We do not believe MOOCs are fundamentally unsuited to struggling learners. We need to continue the design work to make scalable MOOC or MOOC-like solutions work more effectively for less-advantaged students. We also need to design and offer non-MOOC alternatives for students who need greater support.
Our Proposal: Match the Learning Opportunities
We propose that CS departments who offer MOOCs must balance the opportunities they are offering to advantaged students (like MOOCs) by pairing them with opportunities for less-advantaged students. CS MOOCs fill a need and should be offered and even expanded. But they do not meet the definition of Rawlsian justice. CS departments should offer interventions that measurably reach advantaged and less-advantaged students equally. Dollar for dollar, student for student, initiatives that reach more advantaged students need to be matched with those that reach less-advantaged ones.
The U.S. National Science Foundation has launched a new pilot effort to expand engagement in broadening participation in computing (BPC) activities by awardees in their Computer and Information Science and Engineering (CISE) directorate.c They aim to increase the number of computer scientists who are working to make computing education more accessible. Some CISE proposals already require BPC plans, and more proposals will be required in the future. Proposal writers will be provided a set of resources, and they will be encouraged to participate in meaningful activities that have successfully reached underrepresented populations.

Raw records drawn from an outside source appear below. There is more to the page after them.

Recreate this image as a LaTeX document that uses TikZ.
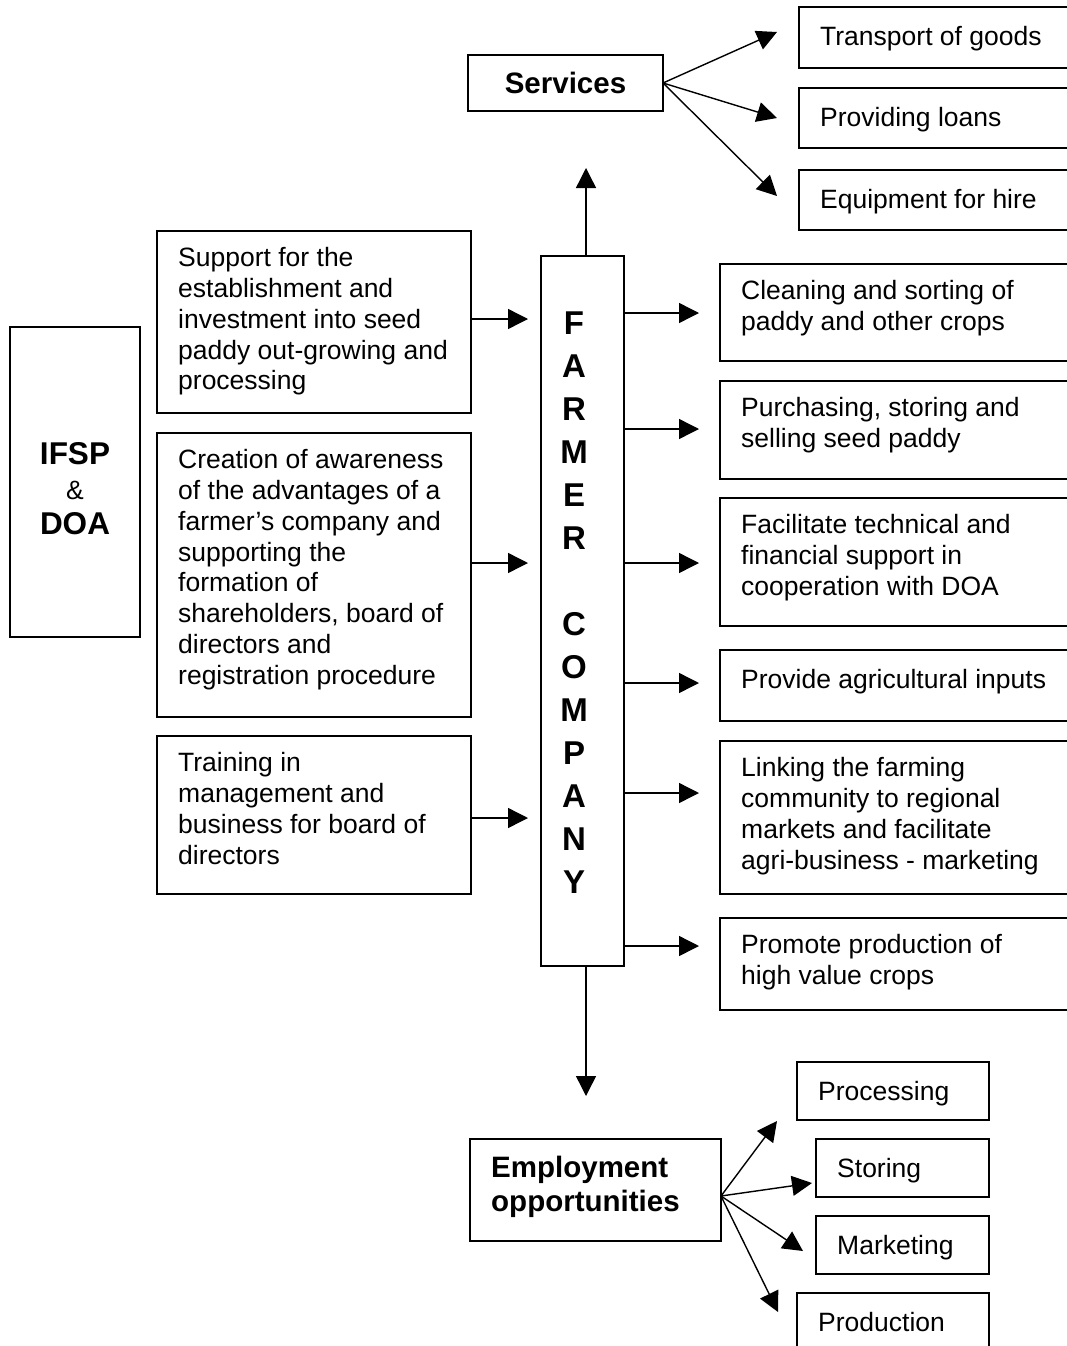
\documentclass[tikz,border=0pt]{standalone}
\usepackage{fontspec}
\setmainfont{Liberation Sans}
\usetikzlibrary{arrows.meta}
\newcommand\regf{\fontsize{26.5}{30.75}\selectfont}
\newcommand\servf{\bfseries\fontsize{29.5}{34}\selectfont}
\newcommand\ifspf{\bfseries\fontsize{31.5}{35}\selectfont}
\newcommand\farmf{\bfseries\fontsize{33}{43}\selectfont}
\begin{document}
\begin{tikzpicture}[x=1pt,y=-1pt,
  box/.style={draw, line width=1.6pt, anchor=north west, inner sep=0pt, outer sep=0pt},
  txt/.style={anchor=north west, inner sep=0pt, align=left, font=\regf,
              execute at begin node=\strut, xshift=21pt, yshift=-16.5pt},
  arr/.style={line width=1.4pt, -{Triangle[length=20pt,width=20pt]}}]
\fill[white] (0,0) rectangle (1066,1346);
\useasboundingbox (0,0) rectangle (1066,1346);

% Services
\node[box, anchor=center, minimum width=195pt, minimum height=56pt, font=\servf] (serv) at (565.5,83) {Services};
\node[box, minimum width=290pt, minimum height=61pt] (trans) at (799,7) {};
\node[txt] (transt) at (trans.north west) {Transport of goods};
\node[box, minimum width=290pt, minimum height=60pt] (loan) at (799,88) {};
\node[txt] (loant) at (loan.north west) {Providing loans};
\node[box, minimum width=290pt, minimum height=60pt] (equip) at (799,170) {};
\node[txt] (equipt) at (equip.north west) {Equipment for hire};
\coordinate (s1) at (777,32);
\coordinate (s2) at (777,118);
\coordinate (s3) at (777,196);
\draw[arr] (serv.east) -- (s1);
\draw[arr] (serv.east) -- (s2);
\draw[arr] (serv.east) -- (s3);

% Farmer company
\node[box, minimum width=83pt, minimum height=710pt] (farmer) at (541,256) {};
\node[font=\farmf, align=center, anchor=north, inner sep=0pt, execute at begin node=\strut] (farmtxt) at (574,312)
  {F\\A\\R\\M\\E\\R\\\mbox{}\\C\\O\\M\\P\\A\\N\\Y};
\coordinate (uptip) at (586,168);
\coordinate (dntip) at (586,1096);
\draw[arr] (farmer.north -| uptip) -- (uptip);
\draw[arr] (farmer.south -| dntip) -- (dntip);

% IFSP & DOA
\node[box, minimum width=130pt, minimum height=310pt] (ifsp) at (10,327) {};
\node[font=\ifspf, align=center, anchor=north, inner sep=0pt, execute at begin node=\strut] (ifspt) at (75,442.5)
  {IFSP\\{\mdseries\regf\&}\\DOA};

% Left boxes
\node[box, minimum width=314pt, minimum height=182pt] (sup) at (157,231) {};
\node[txt] (supt) at (sup.north west) {Support for the\\establishment and\\investment into seed\\paddy out-growing and\\processing};
\node[box, minimum width=314pt, minimum height=284pt] (crea) at (157,433) {};
\node[txt] (creat) at (crea.north west) {Creation of awareness\\of the advantages of a\\farmer’s company and\\supporting the\\formation of\\shareholders, board of\\directors and\\registration procedure};
\node[box, minimum width=314pt, minimum height=158pt] (train) at (157,736) {};
\node[txt] (traint) at (train.north west) {Training in\\management and\\business for board of\\directors};
\coordinate (l1) at (528,319);
\coordinate (l2) at (528,563);
\coordinate (l3) at (528,818);
\draw[arr] (sup.east |- l1) -- (l1);
\draw[arr] (crea.east |- l2) -- (l2);
\draw[arr] (train.east |- l3) -- (l3);

% Right boxes
\node[box, minimum width=360pt, minimum height=97pt] (clean) at (720,264) {};
\node[txt] (cleant) at (clean.north west) {Cleaning and sorting of\\paddy and other crops};
\node[box, minimum width=360pt, minimum height=98pt] (purch) at (720,381) {};
\node[txt] (purcht) at (purch.north west) {Purchasing, storing and\\selling seed paddy};
\node[box, minimum width=360pt, minimum height=128pt] (facil) at (720,498) {};
\node[txt] (facilt) at (facil.north west) {Facilitate technical and\\financial support in\\cooperation with DOA};
\node[box, minimum width=360pt, minimum height=71pt] (inputs) at (720,650) {};
\node[txt] (inputst) at (inputs.north west) {Provide agricultural inputs};
\node[box, minimum width=360pt, minimum height=153pt] (link) at (720,741) {};
\node[txt] (linkt) at (link.north west) {Linking the farming\\community to regional\\markets and facilitate\\agri-business - marketing};
\node[box, minimum width=360pt, minimum height=92pt] (prom) at (720,918) {};
\node[txt] (promt) at (prom.north west) {Promote production of\\high value crops};
\coordinate (r1) at (699,313);
\coordinate (r2) at (699,429);
\coordinate (r3) at (699,563);
\coordinate (r4) at (699,683);
\coordinate (r5) at (699,793);
\coordinate (r6) at (699,946);
\draw[arr] (farmer.east |- r1) -- (r1);
\draw[arr] (farmer.east |- r2) -- (r2);
\draw[arr] (farmer.east |- r3) -- (r3);
\draw[arr] (farmer.east |- r4) -- (r4);
\draw[arr] (farmer.east |- r5) -- (r5);
\draw[arr] (farmer.east |- r6) -- (r6);

% Employment
\node[box, minimum width=251pt, minimum height=102pt] (emp) at (470,1139) {};
\node[txt, font=\servf] (empt) at (emp.north west) {Employment\\opportunities};
\node[box, minimum width=192pt, minimum height=58pt] (proc) at (797,1062) {};
\node[txt] (proct) at (proc.north west) {Processing};
\node[box, minimum width=173pt, minimum height=58pt] (stor) at (816,1139) {};
\node[txt] (stort) at (stor.north west) {Storing};
\node[box, minimum width=173pt, minimum height=58pt] (mark) at (816,1216) {};
\node[txt] (markt) at (mark.north west) {Marketing};
\node[box, minimum width=192pt, minimum height=80pt] (prod) at (797,1293) {};
\node[txt] (prodt) at (prod.north west) {Production};
\coordinate (eo) at (721,1196);
\coordinate (e1) at (777,1121);
\coordinate (e2) at (812,1183);
\coordinate (e3) at (803,1251);
\coordinate (e4) at (778,1312);
\draw[arr] (eo) -- (e1);
\draw[arr] (eo) -- (e2);
\draw[arr] (eo) -- (e3);
\draw[arr] (eo) -- (e4);
\end{tikzpicture}
\end{document}
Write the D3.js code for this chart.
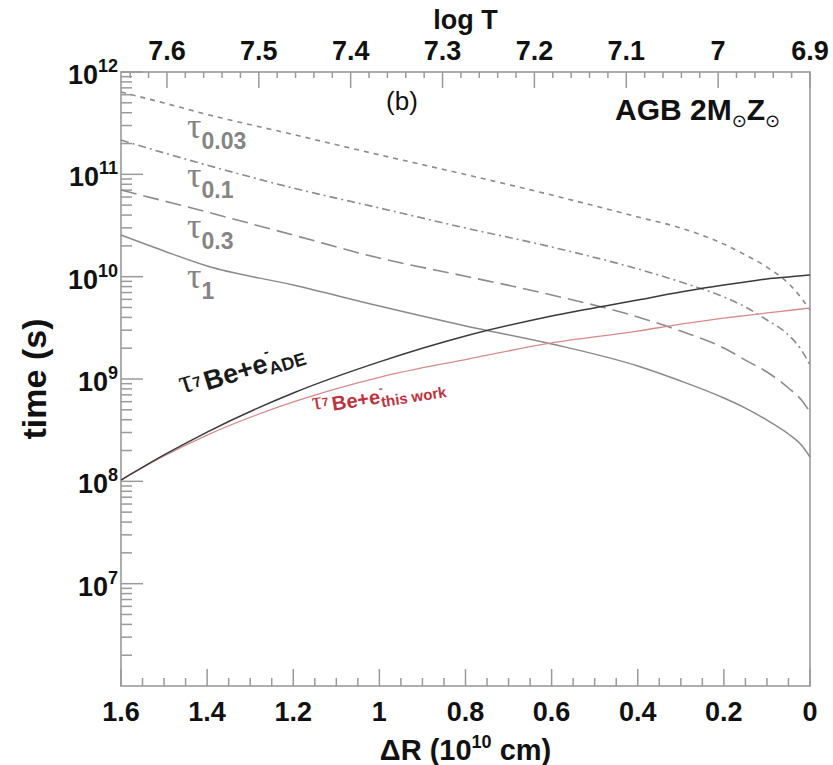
<!DOCTYPE html>
<html>
<head>
<meta charset="utf-8">
<script src="https://cdn.jsdelivr.net/npm/d3@7"></script>
<style>
  html, body { margin: 0; padding: 0; background: #fff; }
  svg { display: block; }
  text { font-family: "Liberation Sans", Arial, sans-serif; }
</style>
</head>
<body>
<div id="chart"></div>
<script>
// Shell thickness ΔR (10^10 cm), from the bottom of the shell (1.6) to the surface (0)
const deltaR = [1.6, 1.5, 1.4, 1.2, 1.0, 0.8, 0.6, 0.4, 0.3, 0.2, 0.15, 0.1, 0.05, 0.02, 0];

// Mixing timescales (s) for different fractions of the shell
const tau003 = [6.38e11, 4.98e11, 3.85e11, 2.45e11, 1.55e11, 9.96e10, 6.28e10, 3.83e10, 2.99e10, 2.08e10, 1.63e10, 1.24e10, 8.58e9, 6.18e9, 4.72e9];
const tau01  = [2.16e11, 1.62e11, 1.23e11, 7.35e10, 4.69e10, 2.99e10, 1.95e10, 1.19e10, 8.87e9, 6.33e9, 5.05e9, 3.77e9, 2.69e9, 1.92e9, 1.37e9];
const tau03  = [7.03e10, 5.49e10, 4.28e10, 2.55e10, 1.52e10, 1.01e10, 6.62e9, 4.04e9, 2.94e9, 2.01e9, 1.53e9, 1.17e9, 8.17e8, 6.23e8, 4.76e8];
const tau1   = [2.55e10, 1.78e10, 1.27e10, 8.29e9, 5.16e9, 3.30e9, 2.20e9, 1.34e9, 9.55e8, 6.52e8, 5.20e8, 3.97e8, 2.90e8, 2.26e8, 1.73e8];

// 7Be electron-capture lifetimes (s)
const tauBeADE  = [1.03e8, 1.81e8, 3.03e8, 7.30e8, 1.47e9, 2.63e9, 4.13e9, 5.91e9, 7.08e9, 8.29e9, 8.87e9, 9.49e9, 9.93e9, 1.02e10, 1.04e10];
const tauBeThis = [1.03e8, 1.77e8, 2.83e8, 5.97e8, 1.04e9, 1.55e9, 2.25e9, 2.94e9, 3.44e9, 3.94e9, 4.17e9, 4.42e9, 4.67e9, 4.83e9, 4.94e9];

// Axis ticks
const xTicks = [1.6, 1.4, 1.2, 1, 0.8, 0.6, 0.4, 0.2, 0];
const xTickLabels = ["1.6", "1.4", "1.2", "1", "0.8", "0.6", "0.4", "0.2", "0"];
const topTicks = [7.6, 7.5, 7.4, 7.3, 7.2, 7.1, 7.0, 6.9];
const topTickLabels = ["7.6", "7.5", "7.4", "7.3", "7.2", "7.1", "7", "6.9"];
const yExponents = [7, 8, 9, 10, 11, 12];

const W = 833, H = 765;
const margin = { left: 121, right: 23, top: 72, bottom: 79 };
const x0 = margin.left, x1 = W - margin.right, y0 = margin.top, y1 = H - margin.bottom;

const svg = d3.select("#chart").append("svg").attr("width", W).attr("height", H);

const x = d3.scaleLinear().domain([1.6, 0]).range([x0, x1]);
const xTop = d3.scaleLinear().domain([7.65, 6.9]).range([x0, x1]);
const y = d3.scaleLog().domain([1e6, 1e12]).range([y1, y0]);

const axisColor = "#9a9a9a";
const g = svg.append("g");

// Frame
g.append("rect").attr("x", x0).attr("y", y0).attr("width", x1 - x0).attr("height", y1 - y0)
  .attr("fill", "none").attr("stroke", axisColor).attr("stroke-width", 1.6);

// Bottom ticks (inward)
const xMinor = d3.range(0, 33).map(i => +(i * 0.05).toFixed(2));
g.selectAll(".xminor").data(xMinor).enter().append("line")
  .attr("x1", d => x(d)).attr("x2", d => x(d))
  .attr("y1", y1).attr("y2", d => y1 - (Math.abs(d * 5 - Math.round(d * 5)) < 1e-6 ? 17 : 8))
  .attr("stroke", axisColor).attr("stroke-width", 1.5);

g.selectAll(".xlab").data(xTicks).enter().append("text")
  .attr("x", d => x(d)).attr("y", 721).attr("text-anchor", "middle")
  .attr("font-size", 27).attr("font-weight", "bold").attr("fill", "#111")
  .text((d, i) => xTickLabels[i]);

// Top ticks (inward)
const topMinor = d3.range(0, 38).map(i => +(6.9 + i * 0.02).toFixed(2)).filter(v => v <= 7.65);
g.selectAll(".tminor").data(topMinor).enter().append("line")
  .attr("x1", d => xTop(d)).attr("x2", d => xTop(d))
  .attr("y1", y0).attr("y2", d => y0 + (Math.abs(d * 10 - Math.round(d * 10)) < 1e-6 ? 16 : 6))
  .attr("stroke", axisColor).attr("stroke-width", 1.5);

g.selectAll(".toplab").data(topTicks).enter().append("text")
  .attr("x", d => xTop(d)).attr("y", 60).attr("text-anchor", "middle")
  .attr("font-size", 27).attr("font-weight", "bold").attr("fill", "#111")
  .text((d, i) => topTickLabels[i]);

// Left ticks (inward), log decades with 2..9 minors
const yMinor = [];
for (let e = 6; e < 12; e++) for (let m = 2; m <= 9; m++) yMinor.push(m * Math.pow(10, e));
g.selectAll(".yminor").data(yMinor).enter().append("line")
  .attr("x1", x0).attr("x2", x0 + 11).attr("y1", d => y(d)).attr("y2", d => y(d))
  .attr("stroke", axisColor).attr("stroke-width", 1.5);
g.selectAll(".ymajor").data(yExponents).enter().append("line")
  .attr("x1", x0).attr("x2", x0 + 22).attr("y1", d => y(Math.pow(10, d))).attr("y2", d => y(Math.pow(10, d)))
  .attr("stroke", axisColor).attr("stroke-width", 1.5);

const ylab = g.selectAll(".ylab").data(yExponents).enter().append("text")
  .attr("x", 118).attr("y", d => y(Math.pow(10, d)) + 12).attr("text-anchor", "end")
  .attr("font-size", 27).attr("font-weight", "bold").attr("fill", "#111");
ylab.append("tspan").text("10");
ylab.append("tspan").attr("font-size", 18).attr("dy", -12).text(d => d);

// Axis titles
const xt = svg.append("text").attr("x", (x0 + x1) / 2).attr("y", 760).attr("text-anchor", "middle")
  .attr("font-size", 29).attr("font-weight", "bold").attr("fill", "#111");
xt.append("tspan").text("ΔR (10");
xt.append("tspan").attr("font-size", 18).attr("dy", -12).text("10");
xt.append("tspan").attr("dy", 12).text(" cm)");

svg.append("text").attr("x", (x0 + x1) / 2).attr("y", 29).attr("text-anchor", "middle")
  .attr("font-size", 27).attr("font-weight", "bold").attr("fill", "#111").text("log T");

svg.append("text").attr("transform", `translate(46,${(y0 + y1) / 2}) rotate(-90)`)
  .attr("text-anchor", "middle").attr("font-size", 34).attr("font-weight", "bold").attr("fill", "#111")
  .text("time (s)");

// Curves
const series = [
  { v: tau003, color: "#8c8c8c", dash: "5,5", w: 1.6 },
  { v: tau01, color: "#8c8c8c", dash: "8,4,2,4", w: 1.6 },
  { v: tau03, color: "#8c8c8c", dash: "16,7", w: 1.6 },
  { v: tau1, color: "#8a8a8a", dash: null, w: 1.5 },
  { v: tauBeThis, color: "#d88a8a", dash: null, w: 1.3 },
  { v: tauBeADE, color: "#3a3a3a", dash: null, w: 1.5 }
];
const line = d3.line().x(d => x(d[0])).y(d => y(d[1])).curve(d3.curveMonotoneX);
const curves = svg.append("g");
series.forEach(s => {
  curves.append("path").datum(deltaR.map((r, i) => [r, s.v[i]]))
    .attr("d", line).attr("fill", "none").attr("stroke", s.color)
    .attr("stroke-width", s.w).attr("stroke-dasharray", s.dash);
});

// Timescale labels
const tauColor = "#858585";
const tauLabels = [
  { sub: "0.03", yb: 138 },
  { sub: "0.1", yb: 187 },
  { sub: "0.3", yb: 238 },
  { sub: "1", yb: 288 }
];
tauLabels.forEach(l => {
  const t = svg.append("text").attr("x", 187).attr("y", l.yb).attr("fill", tauColor);
  t.append("tspan").attr("font-family", "'Liberation Serif', 'DejaVu Serif', serif").attr("font-size", 36).text("τ");
  t.append("tspan").attr("font-size", 23).attr("font-weight", "bold").attr("dy", 11).text(l.sub);
});

// 7Be lifetime labels
function beLabel(xp, yp, angle, color, big, small, tail, tailSize) {
  const t = svg.append("text").attr("transform", `translate(${xp},${yp}) rotate(${angle})`).attr("fill", color);
  t.append("tspan").attr("font-family", "'Liberation Serif', 'DejaVu Serif', serif").attr("font-size", big * 1.25).text("τ");
  t.append("tspan").attr("font-size", small).attr("font-weight", "bold").attr("dy", -2).text("7");
  t.append("tspan").attr("font-size", big).attr("font-weight", "bold").attr("dx", 3).attr("dy", 6).text("Be+e");
  t.append("tspan").attr("font-size", small).attr("font-weight", "bold").attr("dy", -big * 0.55).text("-");
  t.append("tspan").attr("font-size", tailSize).attr("font-weight", "bold").attr("dx", -small * 0.3).attr("dy", big * 0.55 + 4).text(tail);
}
beLabel(182, 394, -17, "#1a1a1a", 27, 15, "ADE", 18);
beLabel(313, 410, -9, "#c0303c", 20, 12, "this work", 15);

// Panel annotations
svg.append("text").attr("x", 402).attr("y", 110).attr("text-anchor", "middle")
  .attr("font-size", 26).attr("fill", "#111").text("(b)");

const agb = svg.append("text").attr("x", 615).attr("y", 120).attr("font-size", 30)
  .attr("font-weight", "bold").attr("fill", "#111");
agb.append("tspan").text("AGB 2M");
agb.append("tspan").attr("font-family", "'DejaVu Sans', sans-serif").attr("font-weight", "normal")
  .attr("font-size", 18).attr("dy", 7).text("⊙");
agb.append("tspan").attr("dy", -7).text("Z");
agb.append("tspan").attr("font-family", "'DejaVu Sans', sans-serif").attr("font-weight", "normal")
  .attr("font-size", 18).attr("dy", 7).text("⊙");
</script>
</body>
</html>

Example programs include the Distributed Research Experiences for Undergraduates (DREU) programd from the Computing Research Association’s Committee on the Status of Women in Computing Research (CRA-W) and the NCWIT Aspirations award.e There are things we can do that have a measurable impact on increasing equitable access to computing education, and it is the responsibility of the entire CS community to do them and assess whether they are working.
Conclusion
CS learning opportunities are highly sought after. CS departments have an ethical obligation to ensure access to these opportunities is equitable. We propose the use of empirical measures, to ensure we are reaching advantaged and less-advantaged students equally.